DOI: https://doi.org/10.1038/s41598-023-42306-8

Interpretive Summary: Sorghum is a climate resilient crop grown across the U.S. for several uses based on its three main types: grain, sweet and forage/bioenergy. Mutations in six Maturity genes allow sorghum to flower under long summer days found in U.S. from its African origins where it only flowers during the short days of winter. These genes encode components that sense the day length and repress the signal to flower under long days. Flowering time is critical to crop development, so early flowering sorghum may avoid the extreme heat of summer or mature before a killing frost in the fall. Likewise, mutations in four Dwarf genes were used to convert sorghum from its natural state 7-10 feet tall to shorter plants 3-4 feet tall that can be mechanically harvested. Different combinations of these mutations have been used to control timing of flowering and plant height in sorghum. Next-generation DNA sequencing has become an essential tool for obtaining large amounts of information about every gene. In this study, DNA sequences of these 10 important genes were examine from 860 different sorghum lines to find new mutations and confirm previously characterized ones. These new mutations are valuable tools for manipulating flowering time and plant height in sorghum. Combining different mutations should improve hybrid performance across all the sorghum types and lead to increased productivity.

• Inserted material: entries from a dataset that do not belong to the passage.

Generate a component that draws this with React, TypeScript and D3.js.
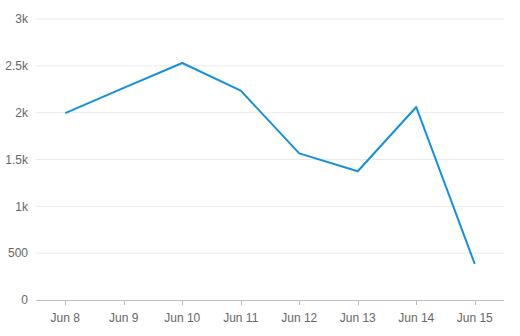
import React from "react";
import * as d3 from "d3";

const categories = ["Jun 8", "Jun 9", "Jun 10", "Jun 11", "Jun 12", "Jun 13", "Jun 14", "Jun 15"];
const values = [1995, 2265, 2530, 2235, 1565, 1375, 2060, 385];
const yTicks = [0, 500, 1000, 1500, 2000, 2500, 3000];
const yTickLabels = ["0", "500", "1k", "1.5k", "2k", "2.5k", "3k"];

export default function App() {
  const W = 520, H = 336;
  const left = 36, right = 504, top = 19, bottom = 300;
  const x = d3.scaleBand<string>().domain(categories).range([left, right]);
  const y = d3.scaleLinear().domain([0, 3000]).range([bottom, top]);
  const cx = (c: string) => (x(c) as number) + x.bandwidth() / 2;
  const line = d3.line<number>().x((_, i) => cx(categories[i])).y((v) => y(v));
  const font = "'Liberation Sans', Arial, sans-serif";
  return (
    <svg width={W} height={H} style={{ position: "absolute", left: 0, top: 0, background: "#fff" }}>
      {yTicks.map((t, i) => (
        <g key={t}>
          {t !== 0 && (
            <line x1={left} x2={right} y1={y(t)} y2={y(t)} stroke="#ebebeb" strokeWidth={1} />
          )}
          <text x={28} y={y(t)} dy="0.35em" textAnchor="end" fontSize={12} fill="#666" fontFamily={font}>
            {yTickLabels[i]}
          </text>
        </g>
      ))}
      <line x1={left} x2={right} y1={bottom + 0.5} y2={bottom + 0.5} stroke="#bdbdbd" strokeWidth={1} />
      {categories.map((c) => (
        <g key={c}>
          <line x1={Math.round(cx(c)) + 0.5} x2={Math.round(cx(c)) + 0.5} y1={bottom} y2={bottom + 5} stroke="#bdbdbd" />
          <text x={cx(c)} y={322} textAnchor="middle" fontSize={12} fill="#666" fontFamily={font}>
            {c}
          </text>
        </g>
      ))}
      <path d={line(values) || ""} fill="none" stroke="#1590dc" strokeWidth={2} strokeLinejoin="round" />
    </svg>
  );
}
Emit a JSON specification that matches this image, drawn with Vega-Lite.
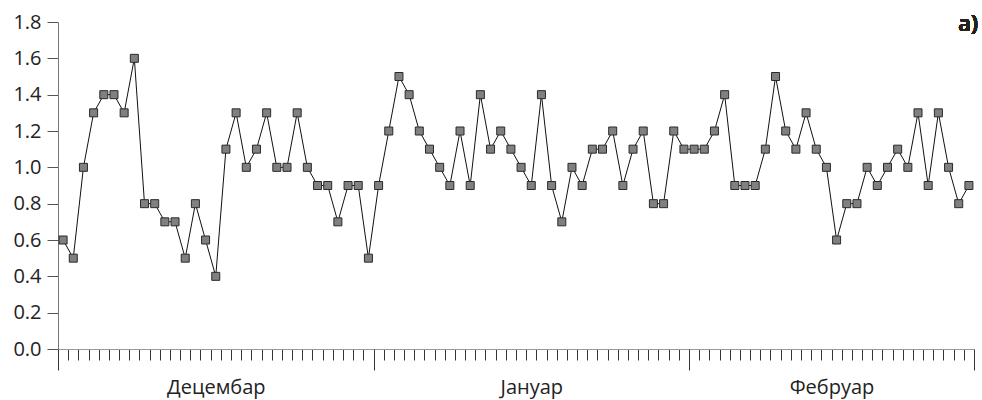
{
  "$schema": "https://vega.github.io/schema/vega-lite/v6.json",
  "width": 916,
  "height": 327,
  "autosize": "none",
  "padding": {"left": 58, "top": 22, "right": 8, "bottom": 51},
  "background": "white",
  "config": {"view": {"stroke": null}, "font": "Open Sans"},
  "data": {"values": [
    {"i":0,"v":0.6},{"i":1,"v":0.5},{"i":2,"v":1.0},{"i":3,"v":1.3},{"i":4,"v":1.4},{"i":5,"v":1.4},{"i":6,"v":1.3},{"i":7,"v":1.6},{"i":8,"v":0.8},{"i":9,"v":0.8},
    {"i":10,"v":0.7},{"i":11,"v":0.7},{"i":12,"v":0.5},{"i":13,"v":0.8},{"i":14,"v":0.6},{"i":15,"v":0.4},{"i":16,"v":1.1},{"i":17,"v":1.3},{"i":18,"v":1.0},{"i":19,"v":1.1},
    {"i":20,"v":1.3},{"i":21,"v":1.0},{"i":22,"v":1.0},{"i":23,"v":1.3},{"i":24,"v":1.0},{"i":25,"v":0.9},{"i":26,"v":0.9},{"i":27,"v":0.7},{"i":28,"v":0.9},{"i":29,"v":0.9},
    {"i":30,"v":0.5},
    {"i":31,"v":0.9},{"i":32,"v":1.2},{"i":33,"v":1.5},{"i":34,"v":1.4},{"i":35,"v":1.2},{"i":36,"v":1.1},{"i":37,"v":1.0},{"i":38,"v":0.9},{"i":39,"v":1.2},{"i":40,"v":0.9},
    {"i":41,"v":1.4},{"i":42,"v":1.1},{"i":43,"v":1.2},{"i":44,"v":1.1},{"i":45,"v":1.0},{"i":46,"v":0.9},{"i":47,"v":1.4},{"i":48,"v":0.9},{"i":49,"v":0.7},{"i":50,"v":1.0},
    {"i":51,"v":0.9},{"i":52,"v":1.1},{"i":53,"v":1.1},{"i":54,"v":1.2},{"i":55,"v":0.9},{"i":56,"v":1.1},{"i":57,"v":1.2},{"i":58,"v":0.8},{"i":59,"v":0.8},{"i":60,"v":1.2},
    {"i":61,"v":1.1},
    {"i":62,"v":1.1},{"i":63,"v":1.1},{"i":64,"v":1.2},{"i":65,"v":1.4},{"i":66,"v":0.9},{"i":67,"v":0.9},{"i":68,"v":0.9},{"i":69,"v":1.1},{"i":70,"v":1.5},{"i":71,"v":1.2},
    {"i":72,"v":1.1},{"i":73,"v":1.3},{"i":74,"v":1.1},{"i":75,"v":1.0},{"i":76,"v":0.6},{"i":77,"v":0.8},{"i":78,"v":0.8},{"i":79,"v":1.0},{"i":80,"v":0.9},{"i":81,"v":1.0},
    {"i":82,"v":1.1},{"i":83,"v":1.0},{"i":84,"v":1.3},{"i":85,"v":0.9},{"i":86,"v":1.3},{"i":87,"v":1.0},{"i":88,"v":0.8},{"i":89,"v":0.9}
  ]},
  "layer": [
    {
      "mark": {"type": "line", "color": "#111111", "strokeWidth": 1,
        "point": {"shape": "square", "filled": true, "fill": "#808080", "stroke": "#2a2a2a", "strokeWidth": 1, "size": 64, "opacity": 1}},
      "encoding": {
        "x": {"field": "i", "type": "quantitative",
          "scale": {"domain": [-0.5, 89.5], "nice": false, "zero": false},
          "axis": {"orient": "bottom", "title": null, "grid": false, "labels": false,
            "values": [0.5,1.5,2.5,3.5,4.5,5.5,6.5,7.5,8.5,9.5,10.5,11.5,12.5,13.5,14.5,15.5,16.5,17.5,18.5,19.5,20.5,21.5,22.5,23.5,24.5,25.5,26.5,27.5,28.5,29.5,
                       31.5,32.5,33.5,34.5,35.5,36.5,37.5,38.5,39.5,40.5,41.5,42.5,43.5,44.5,45.5,46.5,47.5,48.5,49.5,50.5,51.5,52.5,53.5,54.5,55.5,56.5,57.5,58.5,59.5,60.5,
                       62.5,63.5,64.5,65.5,66.5,67.5,68.5,69.5,70.5,71.5,72.5,73.5,74.5,75.5,76.5,77.5,78.5,79.5,80.5,81.5,82.5,83.5,84.5,85.5,86.5,87.5,88.5],
            "tickSize": 11, "tickColor": "#333333", "tickWidth": 1,
            "domainColor": "#999999", "domainWidth": 1}},
        "y": {"field": "v", "type": "quantitative",
          "scale": {"domain": [0, 1.8], "nice": false, "zero": true},
          "axis": {"orient": "left", "title": null, "grid": false, "values": [0,0.2,0.4,0.6,0.8,1.0,1.2,1.4,1.6,1.8], "format": ".1f",
            "tickSize": 11, "tickColor": "#555555", "domainColor": "#777777", "domainWidth": 1,
            "labelFontSize": 20, "labelColor": "#222222", "labelPadding": 6, "labelFont": "Open Sans"}}
      }
    },
    {
      "mark": {"type": "point", "opacity": 0},
      "encoding": {
        "x": {"field": "i", "type": "quantitative",
          "axis": {"orient": "bottom", "title": null, "grid": false, "domain": false,
            "values": [-0.5, 15, 30.5, 46, 61.5, 75.5, 89.5],
            "tickSize": 21, "tickColor": "#333333", "tickWidth": 1,
            "tickOpacity": {"condition": {"test": "datum.value == 15 || datum.value == 46 || datum.value == 75.5", "value": 0}, "value": 1},
            "labelExpr": "datum.value == 15 ? 'Децембар' : datum.value == 46 ? 'Јануар' : datum.value == 75.5 ? 'Фебруар' : ''",
            "labelFontSize": 20, "labelColor": "#222222", "labelPadding": 7, "labelFont": "Open Sans",
            "labelFlush": false, "labelOverlap": false, "labelBound": false}},
        "y": {"field": "v", "type": "quantitative", "axis": null}
      }
    },
    {
      "mark": {"type": "text", "text": "a)", "align": "right", "baseline": "alphabetic", "font": "Open Sans", "fontSize": 22, "fontWeight": 600, "fill": "#222222", "strokeWidth": 0, "opacity": 1, "dx": 4, "dy": 9},
      "encoding": {
        "x": {"datum": 89.5, "type": "quantitative", "axis": null},
        "y": {"datum": 1.8, "type": "quantitative", "axis": null}
      }
    }
  ],
  "resolve": {"axis": {"x": "independent", "y": "independent"}}
}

Technical Abstract: In sorghum [Sorghum bicolor (L.) Moench] the Maturity (Ma1, Ma2, Ma3, Ma4, Ma5, Ma6) and Dwarf (Dw1, Dw2, Dw3, Dw4) loci, encode genes controlling flowering time and plant height, respectively, which are critical for designing sorghum ideotypes for a maturity timeframe and a harvest method. Publicly available whole-genome resequencing data from 860 sorghum accessions was analyzed in silico to identify genomic variants at 8 of these loci (Ma1, Ma2, Ma3, Ma5, Ma6, Dw1, Dw2, Dw3) to identify novel loss of function alleles and previously characterized ones in sorghum germplasm. From ~ 33 million SNPs and ~ 4.4 million InDels, 1445 gene variants were identified within these 8 genes then evaluated for predicted effect on the corresponding encoded proteins, which included newly identified mutations (4 nonsense, 15 frameshift, 28 missense). Likewise, most accessions analyzed contained predicted loss of function alleles (425 ma1, 22 ma2, 40 ma3, 74 ma5, 414 ma6, 289 dw1, 268 dw2 and 45 dw3) at multiple loci, but 146 and 463 accessions had no predicted ma or dw mutant alleles, respectively. The ma and dw alleles within these sorghum accessions represent a valuable source for manipulating flowering time and plant height to develop the full range of sorghum types: grain, sweet and forage/biomass.